▶ [Task requirements] Strip the pictures and reproduce the rest of the listing exactly.

===== Recorded information =====

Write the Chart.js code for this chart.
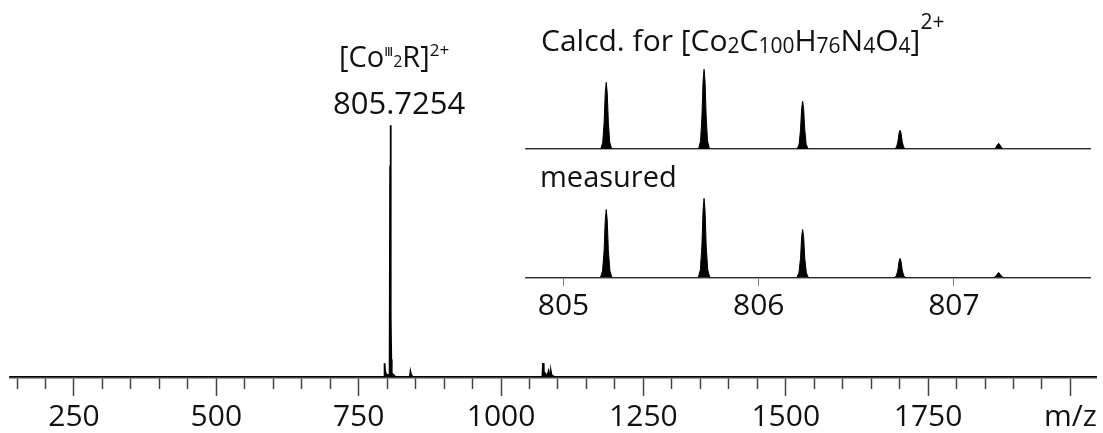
<!DOCTYPE html>
<html><head><meta charset="utf-8">
<script src="https://cdn.jsdelivr.net/npm/chart.js@4/dist/chart.umd.min.js"></script>
<style>
html,body{margin:0;padding:0;background:#fff;}
#wrap{position:relative;width:1103px;height:433px;overflow:hidden;font-family:"Open Sans",sans-serif;color:#111;}
canvas{position:absolute;left:0;}
.t{position:absolute;white-space:nowrap;line-height:1;}
.s{position:relative;line-height:0;}
</style></head><body>
<div id="wrap">
<canvas id="main" width="1103" height="440" style="top:0;width:1103px;height:440px"></canvas>
<canvas id="calc" width="1103" height="160" style="top:0;width:1103px;height:160px"></canvas>
<canvas id="meas" width="1103" height="273" style="top:160px;width:1103px;height:273px"></canvas>
<div class="t" style="font-size:29px;left:339px;top:41px">[Co<span class="s" style="font-size:13px;top:-11px;font-family:'DejaVu Sans'">Ⅲ</span><span class="s" style="font-size:16px;top:0px">2</span>R]<span class="s" style="font-size:17px;top:-11px">2+</span></div>
<div class="t" style="font-size:31px;left:333px;top:87px">805.7254</div>
<div class="t" style="font-size:30px;left:541px;top:25px">Calcd. for [Co<span class="s" style="font-size:21px;top:2px">2</span>C<span class="s" style="font-size:21px;top:2px">100</span>H<span class="s" style="font-size:21px;top:2px">76</span>N<span class="s" style="font-size:21px;top:2px">4</span>O<span class="s" style="font-size:21px;top:2px">4</span>]<span class="s" style="font-size:21px;top:-22px">2+</span></div>
<div class="t" style="font-size:29px;left:540px;top:161px">measured</div>
</div>
<script>
// Full spectrum (m/z, relative intensity)
const specMz  = [137, 794.5, 795.5, 796.3, 798, 801, 804.3, 805.22, 805.73, 806.22, 806.72, 807.23, 808, 810, 813, 816, 839.8, 840.9, 842, 844.5, 846, 1072.6, 1073.7, 1075, 1077, 1079, 1081.5, 1083.6, 1085, 1086.5, 1087.7, 1089, 1092, 1095, 2050];
const specInt = [0, 0, 5.5, 2.5, 1.2, 0.8, 0.6, 84, 100, 60, 24, 7, 1.5, 1, 0.4, 0, 0, 2, 0.8, 0.2, 0, 0, 5.5, 2.2, 1.5, 1.0, 0.8, 2.4, 1, 0.9, 2, 0.6, 0.3, 0, 0];

// Calculated isotope pattern
const calcMz = [804.80,
  805.191, 805.201, 805.208, 805.214, 805.219, 805.224, 805.230, 805.237, 805.247,
  805.692, 805.702, 805.709, 805.715, 805.720, 805.725, 805.731, 805.738, 805.748,
  806.197, 806.207, 806.214, 806.220, 806.225, 806.230, 806.236, 806.243, 806.253,
  806.696, 806.706, 806.713, 806.719, 806.724, 806.729, 806.735, 806.742, 806.752,
  807.205, 807.215, 807.222, 807.229, 807.236, 807.243, 807.253,
  807.71];
const calcInt = [0,
  0, 8.4, 33, 71, 83.6, 71, 33, 8.4, 0,
  0, 10, 40, 85, 100, 85, 40, 10, 0,
  0, 6, 24, 51, 60, 51, 24, 6, 0,
  0, 2.4, 9.4, 20, 23.5, 20, 9.4, 2.4, 0,
  0, 2, 5, 7.2, 5, 2, 0,
  0];

// Measured isotope pattern
const measMz = [804.80,
  805.189, 805.200, 805.208, 805.214, 805.219, 805.224, 805.230, 805.238, 805.249,
  805.690, 805.701, 805.709, 805.715, 805.720, 805.725, 805.731, 805.739, 805.750,
  806.195, 806.206, 806.214, 806.220, 806.225, 806.230, 806.236, 806.244, 806.255,
  806.694, 806.705, 806.713, 806.719, 806.724, 806.729, 806.735, 806.743, 806.754,
  807.203, 807.214, 807.222, 807.229, 807.236, 807.244, 807.255,
  807.71];
const measInt = [0,
  0, 8.6, 34, 73, 86, 73, 34, 8.6, 0,
  0, 10, 40, 85, 100, 85, 40, 10, 0,
  0, 6.1, 24.3, 52, 60.8, 52, 24.3, 6.1, 0,
  0, 2.4, 9.8, 20.7, 24.4, 20.7, 9.8, 2.4, 0,
  0, 1.9, 4.7, 6.7, 4.7, 1.9, 0,
  0];

// Tick values and labels
const mainMinorTicks = [150,200,250,300,350,400,450,500,550,600,650,700,750,800,850,900,950,1000,1050,1100,1150,1200,1250,1300,1350,1400,1450,1500,1550,1600,1650,1700,1750,1800,1850,1900,1950,2000];
const mainMajorTicks = [250,500,750,1000,1250,1500,1750,2000];
const mainMajorLabels = ['250','500','750','1000','1250','1500','1750','m/z'];
const insetTicks = [805, 806, 807];
const insetLabels = ['805', '806', '807'];

const FONT = '"Open Sans", sans-serif';
const toPts = (xs, ys) => xs.map((x, i) => ({x: x, y: ys[i]}));
const setTicks = values => scale => { scale.ticks = values.map(v => ({value: v})); };
const baseOpts = {
  responsive: false, animation: false, events: [],
  plugins: {legend: {display: false}, tooltip: {enabled: false}}
};
const ds = (pts, bw) => ({data: pts, borderColor: '#000', backgroundColor: '#000', borderWidth: bw, fill: 'origin', pointRadius: 0, tension: 0});

new Chart(document.getElementById('main'), {
  type: 'line',
  data: {datasets: [ds(toPts(specMz, specInt), 1.8)]},
  options: Object.assign({}, baseOpts, {
    layout: {padding: {left: 10, right: 0, top: 0, bottom: 2}},
    scales: {
      x: {type: 'linear', min: 137.6, max: 2046.5, position: 'bottom', weight: 0,
        afterBuildTicks: setTicks(mainMinorTicks),
        grid: {display: true, drawOnChartArea: false, drawTicks: true, tickLength: 12, tickColor: '#444', tickWidth: 1.5},
        border: {display: true, color: '#444', width: 2.5},
        ticks: {display: false}},
      x2: {type: 'linear', min: 137.6, max: 2046.5, position: 'bottom', weight: 1,
        afterBuildTicks: setTicks(mainMajorTicks),
        grid: {display: true, drawOnChartArea: false, drawTicks: true, tickLength: 7, tickColor: '#444', tickWidth: 1.5},
        border: {display: false},
        ticks: {display: true, padding: 6, color: '#111', autoSkip: false, maxRotation: 0,
          font: {family: FONT, size: 30, lineHeight: 1},
          callback: (v, i) => mainMajorLabels[i]}},
      y: {display: false, min: 0, max: 149.8}
    }
  })
});

new Chart(document.getElementById('calc'), {
  type: 'line',
  data: {datasets: [ds(toPts(calcMz, calcInt), 1)]},
  options: Object.assign({}, baseOpts, {
    layout: {padding: {left: 526, right: 12.4, top: 49.4, bottom: 11}},
    scales: {
      x: {type: 'linear', min: 804.808, max: 807.70,
        grid: {display: false, drawTicks: false},
        border: {display: true, color: '#555', width: 1.5},
        ticks: {display: false}},
      y: {display: false, min: 0, max: 125}
    }
  })
});

new Chart(document.getElementById('meas'), {
  type: 'line',
  data: {datasets: [ds(toPts(measMz, measInt), 1)]},
  options: Object.assign({}, baseOpts, {
    layout: {padding: {left: 526, right: 12.4, top: 20, bottom: 105.2}},
    scales: {
      x: {type: 'linear', min: 804.808, max: 807.70,
        afterBuildTicks: setTicks(insetTicks),
        grid: {display: true, drawOnChartArea: false, drawTicks: true, tickLength: 8, tickColor: '#777', tickWidth: 1},
        border: {display: true, color: '#555', width: 1.5},
        ticks: {display: true, padding: 6, color: '#111', autoSkip: false, maxRotation: 0,
          font: {family: FONT, size: 30, lineHeight: 1},
          callback: (v, i) => insetLabels[i]}},
      y: {display: false, min: 0, max: 123.2}
    }
  })
});
</script>
</body></html>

=====

▶ [Result of the task]
Write the Chart.js code for this chart.
<!DOCTYPE html>
<html><head><meta charset="utf-8">
<script src="https://cdn.jsdelivr.net/npm/chart.js@4/dist/chart.umd.min.js"></script>
<style>
html,body{margin:0;padding:0;background:#fff;}
#wrap{position:relative;width:1103px;height:433px;overflow:hidden;font-family:"Open Sans",sans-serif;color:#111;}
canvas{position:absolute;left:0;}
.t{position:absolute;white-space:nowrap;line-height:1;}
.s{position:relative;line-height:0;}
</style></head><body>
<div id="wrap">
<canvas id="main" width="1103" height="440" style="top:0;width:1103px;height:440px"></canvas>
<canvas id="calc" width="1103" height="160" style="top:0;width:1103px;height:160px"></canvas>
<canvas id="meas" width="1103" height="273" style="top:160px;width:1103px;height:273px"></canvas>
<div class="t" style="font-size:29px;left:339px;top:41px">[Co<span class="s" style="font-size:13px;top:-11px;font-family:'DejaVu Sans'">Ⅲ</span><span class="s" style="font-size:16px;top:0px">2</span>R]<span class="s" style="font-size:17px;top:-11px">2+</span></div>
<div class="t" style="font-size:31px;left:333px;top:87px">805.7254</div>
<div class="t" style="font-size:30px;left:541px;top:25px">Calcd. for [Co<span class="s" style="font-size:21px;top:2px">2</span>C<span class="s" style="font-size:21px;top:2px">100</span>H<span class="s" style="font-size:21px;top:2px">76</span>N<span class="s" style="font-size:21px;top:2px">4</span>O<span class="s" style="font-size:21px;top:2px">4</span>]<span class="s" style="font-size:21px;top:-22px">2+</span></div>
<div class="t" style="font-size:29px;left:540px;top:161px">measured</div>
</div>
<script>
// Full spectrum (m/z, relative intensity)
const specMz  = [137, 794.5, 795.5, 796.3, 798, 801, 804.3, 805.22, 805.73, 806.22, 806.72, 807.23, 808, 810, 813, 816, 839.8, 840.9, 842, 844.5, 846, 1072.6, 1073.7, 1075, 1077, 1079, 1081.5, 1083.6, 1085, 1086.5, 1087.7, 1089, 1092, 1095, 2050];
const specInt = [0, 0, 5.5, 2.5, 1.2, 0.8, 0.6, 84, 100, 60, 24, 7, 1.5, 1, 0.4, 0, 0, 2, 0.8, 0.2, 0, 0, 5.5, 2.2, 1.5, 1.0, 0.8, 2.4, 1, 0.9, 2, 0.6, 0.3, 0, 0];

// Calculated isotope pattern
const calcMz = [804.80,
  805.191, 805.201, 805.208, 805.214, 805.219, 805.224, 805.230, 805.237, 805.247,
  805.692, 805.702, 805.709, 805.715, 805.720, 805.725, 805.731, 805.738, 805.748,
  806.197, 806.207, 806.214, 806.220, 806.225, 806.230, 806.236, 806.243, 806.253,
  806.696, 806.706, 806.713, 806.719, 806.724, 806.729, 806.735, 806.742, 806.752,
  807.205, 807.215, 807.222, 807.229, 807.236, 807.243, 807.253,
  807.71];
const calcInt = [0,
  0, 8.4, 33, 71, 83.6, 71, 33, 8.4, 0,
  0, 10, 40, 85, 100, 85, 40, 10, 0,
  0, 6, 24, 51, 60, 51, 24, 6, 0,
  0, 2.4, 9.4, 20, 23.5, 20, 9.4, 2.4, 0,
  0, 2, 5, 7.2, 5, 2, 0,
  0];

// Measured isotope pattern
const measMz = [804.80,
  805.189, 805.200, 805.208, 805.214, 805.219, 805.224, 805.230, 805.238, 805.249,
  805.690, 805.701, 805.709, 805.715, 805.720, 805.725, 805.731, 805.739, 805.750,
  806.195, 806.206, 806.214, 806.220, 806.225, 806.230, 806.236, 806.244, 806.255,
  806.694, 806.705, 806.713, 806.719, 806.724, 806.729, 806.735, 806.743, 806.754,
  807.203, 807.214, 807.222, 807.229, 807.236, 807.244, 807.255,
  807.71];
const measInt = [0,
  0, 8.6, 34, 73, 86, 73, 34, 8.6, 0,
  0, 10, 40, 85, 100, 85, 40, 10, 0,
  0, 6.1, 24.3, 52, 60.8, 52, 24.3, 6.1, 0,
  0, 2.4, 9.8, 20.7, 24.4, 20.7, 9.8, 2.4, 0,
  0, 1.9, 4.7, 6.7, 4.7, 1.9, 0,
  0];

// Tick values and labels
const mainMinorTicks = [150,200,250,300,350,400,450,500,550,600,650,700,750,800,850,900,950,1000,1050,1100,1150,1200,1250,1300,1350,1400,1450,1500,1550,1600,1650,1700,1750,1800,1850,1900,1950,2000];
const mainMajorTicks = [250,500,750,1000,1250,1500,1750,2000];
const mainMajorLabels = ['250','500','750','1000','1250','1500','1750','m/z'];
const insetTicks = [805, 806, 807];
const insetLabels = ['805', '806', '807'];

const FONT = '"Open Sans", sans-serif';
const toPts = (xs, ys) => xs.map((x, i) => ({x: x, y: ys[i]}));
const setTicks = values => scale => { scale.ticks = values.map(v => ({value: v})); };
const baseOpts = {
  responsive: false, animation: false, events: [],
  plugins: {legend: {display: false}, tooltip: {enabled: false}}
};
const ds = (pts, bw) => ({data: pts, borderColor: '#000', backgroundColor: '#000', borderWidth: bw, fill: 'origin', pointRadius: 0, tension: 0});

new Chart(document.getElementById('main'), {
  type: 'line',
  data: {datasets: [ds(toPts(specMz, specInt), 1.8)]},
  options: Object.assign({}, baseOpts, {
    layout: {padding: {left: 10, right: 0, top: 0, bottom: 2}},
    scales: {
      x: {type: 'linear', min: 137.6, max: 2046.5, position: 'bottom', weight: 0,
        afterBuildTicks: setTicks(mainMinorTicks),
        grid: {display: true, drawOnChartArea: false, drawTicks: true, tickLength: 12, tickColor: '#444', tickWidth: 1.5},
        border: {display: true, color: '#444', width: 2.5},
        ticks: {display: false}},
      x2: {type: 'linear', min: 137.6, max: 2046.5, position: 'bottom', weight: 1,
        afterBuildTicks: setTicks(mainMajorTicks),
        grid: {display: true, drawOnChartArea: false, drawTicks: true, tickLength: 7, tickColor: '#444', tickWidth: 1.5},
        border: {display: false},
        ticks: {display: true, padding: 6, color: '#111', autoSkip: false, maxRotation: 0,
          font: {family: FONT, size: 30, lineHeight: 1},
          callback: (v, i) => mainMajorLabels[i]}},
      y: {display: false, min: 0, max: 149.8}
    }
  })
});

new Chart(document.getElementById('calc'), {
  type: 'line',
  data: {datasets: [ds(toPts(calcMz, calcInt), 1)]},
  options: Object.assign({}, baseOpts, {
    layout: {padding: {left: 526, right: 12.4, top: 49.4, bottom: 11}},
    scales: {
      x: {type: 'linear', min: 804.808, max: 807.70,
        grid: {display: false, drawTicks: false},
        border: {display: true, color: '#555', width: 1.5},
        ticks: {display: false}},
      y: {display: false, min: 0, max: 125}
    }
  })
});

new Chart(document.getElementById('meas'), {
  type: 'line',
  data: {datasets: [ds(toPts(measMz, measInt), 1)]},
  options: Object.assign({}, baseOpts, {
    layout: {padding: {left: 526, right: 12.4, top: 20, bottom: 105.2}},
    scales: {
      x: {type: 'linear', min: 804.808, max: 807.70,
        afterBuildTicks: setTicks(insetTicks),
        grid: {display: true, drawOnChartArea: false, drawTicks: true, tickLength: 8, tickColor: '#777', tickWidth: 1},
        border: {display: true, color: '#555', width: 1.5},
        ticks: {display: true, padding: 6, color: '#111', autoSkip: false, maxRotation: 0,
          font: {family: FONT, size: 30, lineHeight: 1},
          callback: (v, i) => insetLabels[i]}},
      y: {display: false, min: 0, max: 123.2}
    }
  })
});
</script>
</body></html>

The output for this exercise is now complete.